Why must one person be debarred from reading for the degree they want, because they have ‘only’ an A and two Bs at A-level, while another gets in through clearing with two As and a B? Either stands a chance of obtaining a 2:1, but one is excluded because – why? well, because they ‘failed’ to clear a high bar, regardless of circumstances; or because an arbitrary limit exists on places, regardless of demand?

These artificial barriers are set ultimately by Government and stem, I argue, from a failure of imagination. The lack of educational funding is a ‘meme’ that haunts successive Treasury ministers; it is a chimera. With an expansion of facilities would come expanded funding: money following the places. Instead of limiting the intake to the number of places available (an arbitrary number!), with the full £9,000 a year tuition fees being charged (another arbitrary number) there is no reason why places should not expand flexibly to meet demand.


Anyone should be able to apply to any university to do whatever courses are offered, provided they can a) pass a standard aptitude test in reading and comprehension, b) demonstrate an interest in the subject; c) meet the fees, find accommodation and support themselves. The bogus reliance on A-level grades, clearly being manipulated unfairly to massage the numbers, would disappear, to be replaced by an inclusive approach, that stigmatises no-one.
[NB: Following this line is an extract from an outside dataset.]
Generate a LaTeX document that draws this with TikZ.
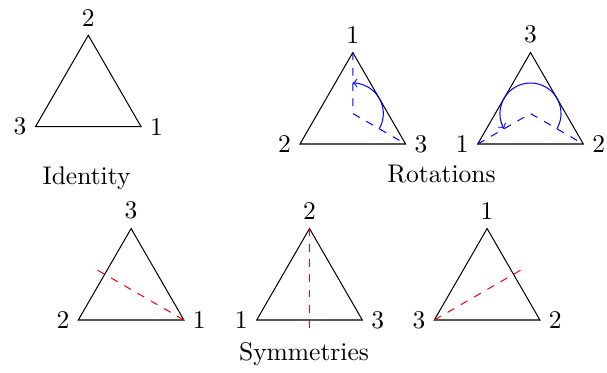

If not enough students apply for courses, those courses wouldn’t run and core funding would be reallocated to more popular courses. Any oversubscription would be met simply by running extra classes, increasing employment opportunities for academics. Class sizes could be limited, but up to about 50 there is no reason they need be; other delivery options could be considered.
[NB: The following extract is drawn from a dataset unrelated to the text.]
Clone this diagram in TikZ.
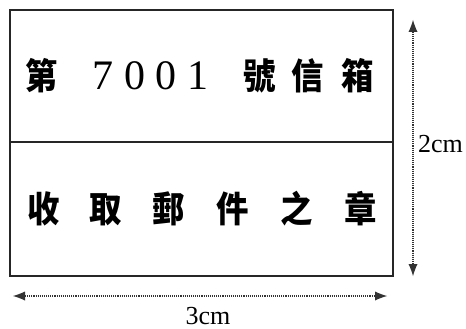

More flexible finance options are needed: the system of tuition fees repayable through an income tax supervention, with other costs met through student loans, is a trainwreck coming down the line: too many professions are deskilling to guarantee future tax revenues to repay current account expenditure. Graduates marry other graduates, setting-up a double-dose of unrepayable debt. An education investment bank should be created to fund places directly, underpinned by Government guarantee. Businesses should be encouraged to sponsor courses through NI contributions and tax breaks. Education is more important even than health. Educated people live longer, more active and healthier lives, bring up children in a supported learning environment. Isn’t that worth paying for?

Attendance, too, should be less prescriptive. As in the USA, students should be able to take time out for work and travel; interchange freely with other universities; leave and come back at any time. Why confine access to one narrow, three-year window, at a time acknowledged as crucial for developing other, non-academic skills: social bonding, confidence, mature judgement?
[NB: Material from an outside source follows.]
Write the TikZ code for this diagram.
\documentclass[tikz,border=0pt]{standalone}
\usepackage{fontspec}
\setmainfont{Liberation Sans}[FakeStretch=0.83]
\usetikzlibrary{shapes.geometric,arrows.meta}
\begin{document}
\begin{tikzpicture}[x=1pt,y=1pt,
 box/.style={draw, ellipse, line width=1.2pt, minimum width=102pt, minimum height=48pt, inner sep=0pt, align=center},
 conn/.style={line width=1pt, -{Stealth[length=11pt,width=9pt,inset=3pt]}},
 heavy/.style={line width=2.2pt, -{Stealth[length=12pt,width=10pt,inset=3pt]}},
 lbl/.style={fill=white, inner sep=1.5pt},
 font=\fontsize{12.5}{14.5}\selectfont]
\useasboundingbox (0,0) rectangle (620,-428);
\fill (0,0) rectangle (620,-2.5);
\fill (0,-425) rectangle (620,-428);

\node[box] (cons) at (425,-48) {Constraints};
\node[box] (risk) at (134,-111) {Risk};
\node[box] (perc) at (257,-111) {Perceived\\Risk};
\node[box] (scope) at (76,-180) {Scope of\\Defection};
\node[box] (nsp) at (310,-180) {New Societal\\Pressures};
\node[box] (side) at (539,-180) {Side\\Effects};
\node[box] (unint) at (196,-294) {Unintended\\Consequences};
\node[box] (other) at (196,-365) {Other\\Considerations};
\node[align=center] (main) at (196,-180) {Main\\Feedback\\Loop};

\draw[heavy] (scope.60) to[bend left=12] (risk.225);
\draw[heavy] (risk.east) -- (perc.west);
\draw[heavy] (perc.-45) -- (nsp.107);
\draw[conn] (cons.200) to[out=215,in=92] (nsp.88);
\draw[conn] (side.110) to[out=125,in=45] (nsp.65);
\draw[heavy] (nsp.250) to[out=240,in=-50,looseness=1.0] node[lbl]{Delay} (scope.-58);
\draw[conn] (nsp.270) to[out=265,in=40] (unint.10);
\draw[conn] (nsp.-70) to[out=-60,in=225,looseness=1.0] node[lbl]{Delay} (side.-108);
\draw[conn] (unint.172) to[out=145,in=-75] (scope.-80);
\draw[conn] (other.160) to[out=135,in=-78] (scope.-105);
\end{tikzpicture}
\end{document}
The MA degree should be available on the same funding models as the BA. Students are too often debarred from pursuing a higher degree by the illogical refusal to extend further funding options. Graduate students are left struggling to compete for limited research council funding.

Three more ideas to end with:

  • Students should be able to have any aspect of their creative output, individual projects or learning assessed at any time, and credits awarded for, for instance, meeting reading, writing or performance targets.
  • Students should be able to obtain credits for voluntary work, for extracurricular activities such as sport or drama, for completing longer ‘work experience’ placements, or undertaking external projects.
  • Vacation times should be abolished or limited to maintenance periods and public holidays: students should be able to access facilities throughout the year and universities staff-up to meet the extra demand.